The taps are often metal (but not always the case) and are attached to either the heel or the toe, with each tap producing its own unique sound as you move around the floor. If you are considering buying specialist shoes seek advice from an experienced dancer first, but to begin with as long as you’re wearing comfortable footwear and loose clothing, you’ll be in the right attire to get started.


Getting to know the basics

When you first begin tap dancing, there will be lots for you to take in as you have to get to grips with both the rhythm and technique.  With so many steps to remember, it will help to have an understanding of a few of them before you get started.

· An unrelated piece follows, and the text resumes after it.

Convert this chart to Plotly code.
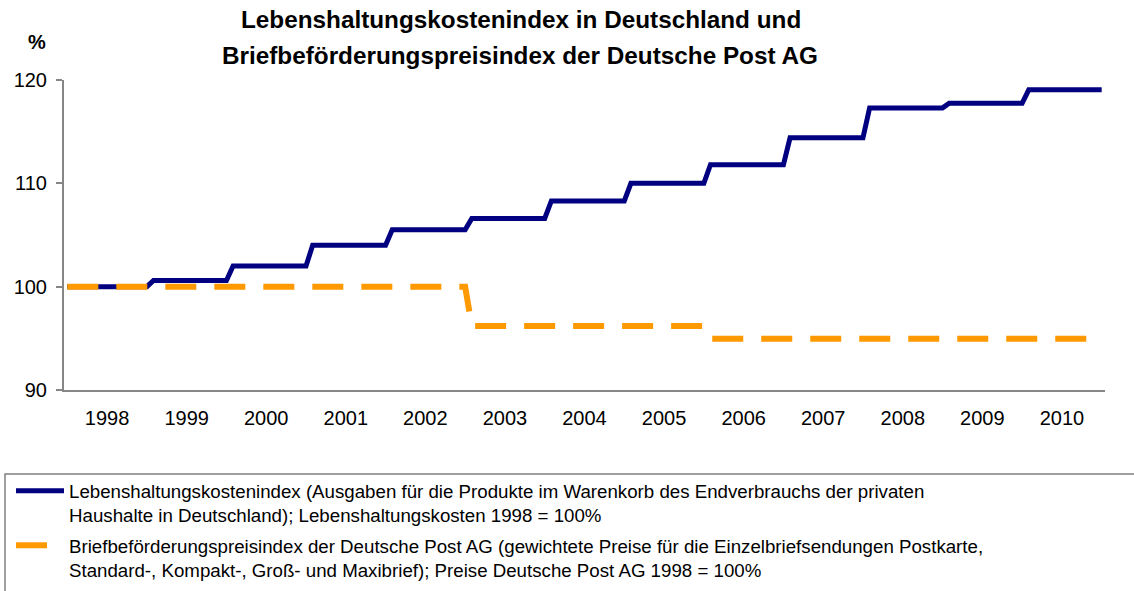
import plotly.graph_objects as go

# ---- data (annual index levels, 1998 = 100) ----
years = [1998, 1999, 2000, 2001, 2002, 2003, 2004, 2005, 2006, 2007, 2008, 2009, 2010]
cost_index = [100.0, 100.6, 102.0, 104.0, 105.5, 106.6, 108.3, 110.0, 111.8, 114.4, 117.3, 117.75, 119.05]
post_index = [100.0, 100.0, 100.0, 100.0, 100.0, 96.2, 96.2, 96.2, 94.95, 94.95, 94.95, 94.95, 94.95]
y_ticks = [90, 100, 110, 120]

name_cost = ("Lebenshaltungskostenindex (Ausgaben für die Produkte im Warenkorb des Endverbrauchs der privaten<br>"
             "Haushalte in Deutschland); Lebenshaltungskosten 1998 = 100%")
name_post = ("Briefbeförderungspreisindex der Deutsche Post AG (gewichtete Preise für die Einzelbriefsendungen Postkarte,<br>"
             "Standard-, Kompakt-, Groß- und Maxibrief); Preise Deutsche Post AG 1998 = 100%")
title_line1 = "Lebenshaltungskostenindex in Deutschland und"
title_line2 = "Briefbeförderungspreisindex der Deutsche Post AG"

# monthly step series (Jan 1998 .. Jan 2011), level changes each February
n_months = len(years) * 12 + 1
mx = list(range(n_months))
def monthly(levels):
    return [levels[max(0, (i - 1) // 12)] for i in mx]

FONT = "Liberation Sans, Arial, sans-serif"
AX = "#868686"

fig = go.Figure()
fig.add_trace(go.Scatter(x=mx, y=monthly(cost_index), mode="lines", name=name_cost,
                         legendgroup="a",
                         line=dict(color="#000080", width=5)))
fig.add_trace(go.Scatter(x=mx, y=monthly(post_index), mode="lines", name=name_post,
                         legendgroup="b",
                         line=dict(color="#FF9900", width=6, dash="31px,18px")))

W, H = 1134, 591
L, R, T, B = 64, 29, 80, 201
pw, ph = W - L - R, H - T - B
def px(x):
    return (x - L) / pw
def py(y):
    return (H - B - y) / ph

fig.update_layout(
    width=W, height=H,
    margin=dict(l=L, r=R, t=T, b=B, autoexpand=False),
    paper_bgcolor="white", plot_bgcolor="white",
    font=dict(family=FONT, color="black", size=20),
    xaxis=dict(range=[-0.5, n_months - 0.5], tickmode="array",
               tickvals=[6 + 12 * k for k in range(len(years))],
               ticktext=[str(y) for y in years], ticks="", showgrid=False,
               zeroline=False, showline=True, linecolor=AX, linewidth=2,
               tickfont=dict(size=20), ticklabelstandoff=9),
    yaxis=dict(range=[90, 120], tickvals=y_ticks, ticks="outside", ticklen=6,
               tickcolor=AX, tickwidth=1.5, showgrid=False, zeroline=False,
               showline=True, linecolor=AX, linewidth=2,
               tickfont=dict(size=20), ticklabelstandoff=5),
    showlegend=True,
    legend=dict(x=px(11), y=py(472), xanchor="left", yanchor="top",
                font=dict(family=FONT, size=18.7, color="black"),
                valign="top", itemwidth=48, bgcolor="rgba(0,0,0,0)",
                borderwidth=0, traceorder="grouped", tracegroupgap=3),
    shapes=[dict(type="rect", xref="paper", yref="paper",
                 x0=px(5), x1=px(1140), y0=py(474), y1=py(600),
                 line=dict(color="#808080", width=1.5), fillcolor="rgba(0,0,0,0)",
                 layer="below")],
    annotations=[
        dict(text="<b>%</b>", xref="paper", yref="paper",
             x=px(37), y=py(42), xanchor="center", yanchor="middle",
             showarrow=False, font=dict(family=FONT, size=20, color="black")),
        dict(text="<b>" + title_line1 + "</b>", xref="paper", yref="paper",
             x=px(521), y=py(19), xanchor="center", yanchor="middle",
             showarrow=False, font=dict(family=FONT, size=24.3, color="black")),
        dict(text="<b>" + title_line2 + "</b>", xref="paper", yref="paper",
             x=px(520), y=py(55), xanchor="center", yanchor="middle",
             showarrow=False, font=dict(family=FONT, size=24.3, color="black")),
    ],
)

fig.write_html("out.html", config={"displayModeBar": False},
               post_script="document.body.style.margin='0px';document.body.style.overflow='hidden';")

Here are some of the most common moves first taught to tap beginners:

. Tap –Like the name suggests, it’s where you tap any part of your foot on to the floor, whether that be the heel, the toe or your tip-toe.  You keep your weight on your standing leg for this tap dancing step.

. Stamp – Where you put your heel and toe on the ground at the same time, shifting your weight to the foot hitting the ground.

. Stomp – Similar to a stamp, but you keep your weight focused on the other foot

. Shuffle – It’s a quick move that requires you to lift your leg up, with your toe brushing the floor, and then back again with your heel striking the ground (don’t worry, it’s easier and clearer than the description makes it seem)

. Brush – You’ll swing your leg just like you did in the shuffle, but this time only your toe will brush the floor


Once you get to grips with those basic steps, you’ll quickly go on to start combining them together for some slick tap dancing moves! Even if you don’t have the time or lack the confidence of attending a tap dancing course, it shouldn’t stop from taking up dancing, as there are options to study tap dancing online. So, in the words of the legendary Sir Bruce Forsyth, keep dancing!